>> START DATA PROVIDED

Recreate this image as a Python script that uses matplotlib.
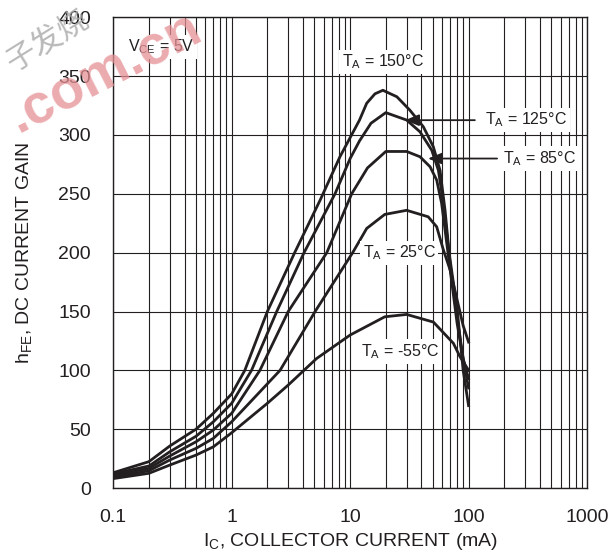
import matplotlib
matplotlib.use('Agg')
import matplotlib.pyplot as plt

plt.rcParams['font.family'] = ['Liberation Sans', 'DejaVu Sans']

ink = '#231f20'

# hFE vs IC curves
ic_150 = [0.1, 0.2, 0.3, 0.5, 0.7, 1, 1.29, 2, 3.4, 5.6, 8.2, 12, 13.8, 16.2, 18.9, 24.8, 32, 41.5, 50.4, 57.4, 63.3, 68.5, 80.5, 90, 100]
hfe_150 = [13, 22.4, 35.7, 50, 63.5, 80, 100, 150, 200, 245, 281.5, 312.7, 327, 335, 338, 332.5, 321, 307, 290, 270, 236, 200, 150, 100, 70]

ic_125 = [0.1, 0.2, 0.3, 0.5, 0.7, 1, 1.47, 2.4, 4.08, 7.45, 10, 12, 15, 20, 30, 38.9, 48.9, 55.6, 61.3, 70, 80, 90, 100]
hfe_125 = [12, 18.7, 30.8, 44, 56.3, 72, 100, 150, 200, 250, 280, 295, 310, 319, 312.7, 302.7, 287, 270, 242, 190, 145, 110, 85]

ic_85 = [0.1, 0.2, 0.3, 0.5, 0.7, 1, 1.73, 3, 6.35, 10.3, 14, 20, 30, 38.9, 47.3, 53.8, 59.2, 70, 80, 90, 100]
hfe_85 = [10.5, 16.7, 27.2, 39.3, 49.3, 63.5, 100, 150, 200, 250, 272, 286, 286, 281.5, 273, 261.7, 242, 185, 140, 110, 93]

ic_25 = [0.1, 0.2, 0.3, 0.5, 0.7, 1, 2.56, 5.06, 10.5, 13.8, 19.6, 30, 45.6, 53.8, 61, 70, 80, 90, 100]
hfe_25 = [9, 14.7, 23.8, 33.7, 42.2, 56.3, 100, 150, 200, 220.6, 232.5, 236, 230.5, 222, 203, 185, 160, 138, 124]

ic_m55 = [0.1, 0.2, 0.3, 0.5, 0.7, 1, 2, 3, 5.2, 10, 19.6, 30, 50.5, 74.4, 84.6, 90.5, 100]
hfe_m55 = [8, 12.5, 19.5, 28, 35, 47, 72, 87.5, 110, 130, 145.5, 147.5, 141, 123, 111.6, 107, 100]

x_ticks = [0.1, 1, 10, 100, 1000]
x_labels = ['0.1', '1', '10', '100', '1000']
y_ticks = [0, 50, 100, 150, 200, 250, 300, 350, 400]

fig = plt.figure(figsize=(6.13, 5.59), dpi=100)
ax = fig.add_axes([0.1848, 0.127, 0.7728, 0.842])

# watermark of the source site
fig.text(0.0, 0.995, '.com.cn', fontsize=40, fontweight='bold', color='#e58f94',
         alpha=0.75, rotation=27, ha='left', va='top', zorder=0)
fig.text(0.0, 0.995, '子发烧', fontsize=22, color='#a8a8a8', alpha=0.8,
         rotation=32, ha='left', va='top',
         family=['Noto Sans CJK SC', 'DejaVu Sans'], zorder=0)

for xs, ys in [(ic_150, hfe_150), (ic_125, hfe_125), (ic_85, hfe_85),
               (ic_25, hfe_25), (ic_m55, hfe_m55)]:
    ax.plot(xs, ys, color=ink, lw=2.0, solid_joinstyle='round', zorder=3)

ax.set_xscale('log')
ax.set_xlim(0.1, 1000)
ax.set_ylim(0, 400)
ax.set_xticks(x_ticks)
ax.set_xticklabels(x_labels)
ax.set_yticks(y_ticks)
ax.grid(True, which='both', axis='x', color=ink, lw=0.8)
ax.grid(True, which='major', axis='y', color=ink, lw=0.8)
ax.tick_params(which='both', length=0, labelsize=14, labelcolor=ink)
ax.tick_params(axis='x', pad=15)
ax.tick_params(axis='y', pad=16)
for s in ax.spines.values():
    s.set_color(ink)
    s.set_linewidth(1.0)
ax.patch.set_alpha(0)

ax.set_xlabel('I$_\\mathregular{C}$, COLLECTOR CURRENT (mA)', fontsize=14, color=ink, labelpad=4)
ax.set_ylabel('h$_\\mathregular{FE}$, DC CURRENT GAIN', fontsize=14, color=ink, labelpad=17)

box = dict(facecolor='white', edgecolor='none', pad=2)
ax.text(0.132, 375, 'V$_\\mathregular{CE}$ = 5V', fontsize=11.5, color=ink, ha='left', va='center', bbox=box, zorder=4)
ax.text(18.9, 362, 'T$_\\mathregular{A}$ = 150°C', fontsize=11.5, color=ink, ha='center', va='center', bbox=box, zorder=4)
ax.text(25.9, 200, 'T$_\\mathregular{A}$ = 25°C', fontsize=11.5, color=ink, ha='center', va='center', bbox=box, zorder=4)
ax.text(26.4, 116, 'T$_\\mathregular{A}$ = -55°C', fontsize=11.5, color=ink, ha='center', va='center', bbox=box, zorder=4)
ax.text(137, 312.7, 'T$_\\mathregular{A}$ = 125°C', fontsize=11.5, color=ink, ha='left', va='center', bbox=box, zorder=4)
ax.text(197, 280, 'T$_\\mathregular{A}$ = 85°C', fontsize=11.5, color=ink, ha='left', va='center', bbox=box, zorder=4)

arrow = dict(arrowstyle='-|>,head_length=0.6,head_width=0.25', color=ink, lw=1.3,
             mutation_scale=14, shrinkA=0, shrinkB=0)
ax.annotate('', xy=(29.1, 312.6), xytext=(113, 312.6), arrowprops=arrow, zorder=5)
ax.annotate('', xy=(45.5, 280), xytext=(174, 280), arrowprops=arrow, zorder=5)

fig.savefig('out.png', dpi=100)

>> END DATA PROVIDED

### WHAT THE TASK REQUIRES
Copy out the listing exactly as it stands, but not the pictures.

### EXERCISE ANSWER
Recreate this image as a Python script that uses matplotlib.
import matplotlib
matplotlib.use('Agg')
import matplotlib.pyplot as plt

plt.rcParams['font.family'] = ['Liberation Sans', 'DejaVu Sans']

ink = '#231f20'

# hFE vs IC curves
ic_150 = [0.1, 0.2, 0.3, 0.5, 0.7, 1, 1.29, 2, 3.4, 5.6, 8.2, 12, 13.8, 16.2, 18.9, 24.8, 32, 41.5, 50.4, 57.4, 63.3, 68.5, 80.5, 90, 100]
hfe_150 = [13, 22.4, 35.7, 50, 63.5, 80, 100, 150, 200, 245, 281.5, 312.7, 327, 335, 338, 332.5, 321, 307, 290, 270, 236, 200, 150, 100, 70]

ic_125 = [0.1, 0.2, 0.3, 0.5, 0.7, 1, 1.47, 2.4, 4.08, 7.45, 10, 12, 15, 20, 30, 38.9, 48.9, 55.6, 61.3, 70, 80, 90, 100]
hfe_125 = [12, 18.7, 30.8, 44, 56.3, 72, 100, 150, 200, 250, 280, 295, 310, 319, 312.7, 302.7, 287, 270, 242, 190, 145, 110, 85]

ic_85 = [0.1, 0.2, 0.3, 0.5, 0.7, 1, 1.73, 3, 6.35, 10.3, 14, 20, 30, 38.9, 47.3, 53.8, 59.2, 70, 80, 90, 100]
hfe_85 = [10.5, 16.7, 27.2, 39.3, 49.3, 63.5, 100, 150, 200, 250, 272, 286, 286, 281.5, 273, 261.7, 242, 185, 140, 110, 93]

ic_25 = [0.1, 0.2, 0.3, 0.5, 0.7, 1, 2.56, 5.06, 10.5, 13.8, 19.6, 30, 45.6, 53.8, 61, 70, 80, 90, 100]
hfe_25 = [9, 14.7, 23.8, 33.7, 42.2, 56.3, 100, 150, 200, 220.6, 232.5, 236, 230.5, 222, 203, 185, 160, 138, 124]

ic_m55 = [0.1, 0.2, 0.3, 0.5, 0.7, 1, 2, 3, 5.2, 10, 19.6, 30, 50.5, 74.4, 84.6, 90.5, 100]
hfe_m55 = [8, 12.5, 19.5, 28, 35, 47, 72, 87.5, 110, 130, 145.5, 147.5, 141, 123, 111.6, 107, 100]

x_ticks = [0.1, 1, 10, 100, 1000]
x_labels = ['0.1', '1', '10', '100', '1000']
y_ticks = [0, 50, 100, 150, 200, 250, 300, 350, 400]

fig = plt.figure(figsize=(6.13, 5.59), dpi=100)
ax = fig.add_axes([0.1848, 0.127, 0.7728, 0.842])

# watermark of the source site
fig.text(0.0, 0.995, '.com.cn', fontsize=40, fontweight='bold', color='#e58f94',
         alpha=0.75, rotation=27, ha='left', va='top', zorder=0)
fig.text(0.0, 0.995, '子发烧', fontsize=22, color='#a8a8a8', alpha=0.8,
         rotation=32, ha='left', va='top',
         family=['Noto Sans CJK SC', 'DejaVu Sans'], zorder=0)

for xs, ys in [(ic_150, hfe_150), (ic_125, hfe_125), (ic_85, hfe_85),
               (ic_25, hfe_25), (ic_m55, hfe_m55)]:
    ax.plot(xs, ys, color=ink, lw=2.0, solid_joinstyle='round', zorder=3)

ax.set_xscale('log')
ax.set_xlim(0.1, 1000)
ax.set_ylim(0, 400)
ax.set_xticks(x_ticks)
ax.set_xticklabels(x_labels)
ax.set_yticks(y_ticks)
ax.grid(True, which='both', axis='x', color=ink, lw=0.8)
ax.grid(True, which='major', axis='y', color=ink, lw=0.8)
ax.tick_params(which='both', length=0, labelsize=14, labelcolor=ink)
ax.tick_params(axis='x', pad=15)
ax.tick_params(axis='y', pad=16)
for s in ax.spines.values():
    s.set_color(ink)
    s.set_linewidth(1.0)
ax.patch.set_alpha(0)

ax.set_xlabel('I$_\\mathregular{C}$, COLLECTOR CURRENT (mA)', fontsize=14, color=ink, labelpad=4)
ax.set_ylabel('h$_\\mathregular{FE}$, DC CURRENT GAIN', fontsize=14, color=ink, labelpad=17)

box = dict(facecolor='white', edgecolor='none', pad=2)
ax.text(0.132, 375, 'V$_\\mathregular{CE}$ = 5V', fontsize=11.5, color=ink, ha='left', va='center', bbox=box, zorder=4)
ax.text(18.9, 362, 'T$_\\mathregular{A}$ = 150°C', fontsize=11.5, color=ink, ha='center', va='center', bbox=box, zorder=4)
ax.text(25.9, 200, 'T$_\\mathregular{A}$ = 25°C', fontsize=11.5, color=ink, ha='center', va='center', bbox=box, zorder=4)
ax.text(26.4, 116, 'T$_\\mathregular{A}$ = -55°C', fontsize=11.5, color=ink, ha='center', va='center', bbox=box, zorder=4)
ax.text(137, 312.7, 'T$_\\mathregular{A}$ = 125°C', fontsize=11.5, color=ink, ha='left', va='center', bbox=box, zorder=4)
ax.text(197, 280, 'T$_\\mathregular{A}$ = 85°C', fontsize=11.5, color=ink, ha='left', va='center', bbox=box, zorder=4)

arrow = dict(arrowstyle='-|>,head_length=0.6,head_width=0.25', color=ink, lw=1.3,
             mutation_scale=14, shrinkA=0, shrinkB=0)
ax.annotate('', xy=(29.1, 312.6), xytext=(113, 312.6), arrowprops=arrow, zorder=5)
ax.annotate('', xy=(45.5, 280), xytext=(174, 280), arrowprops=arrow, zorder=5)

fig.savefig('out.png', dpi=100)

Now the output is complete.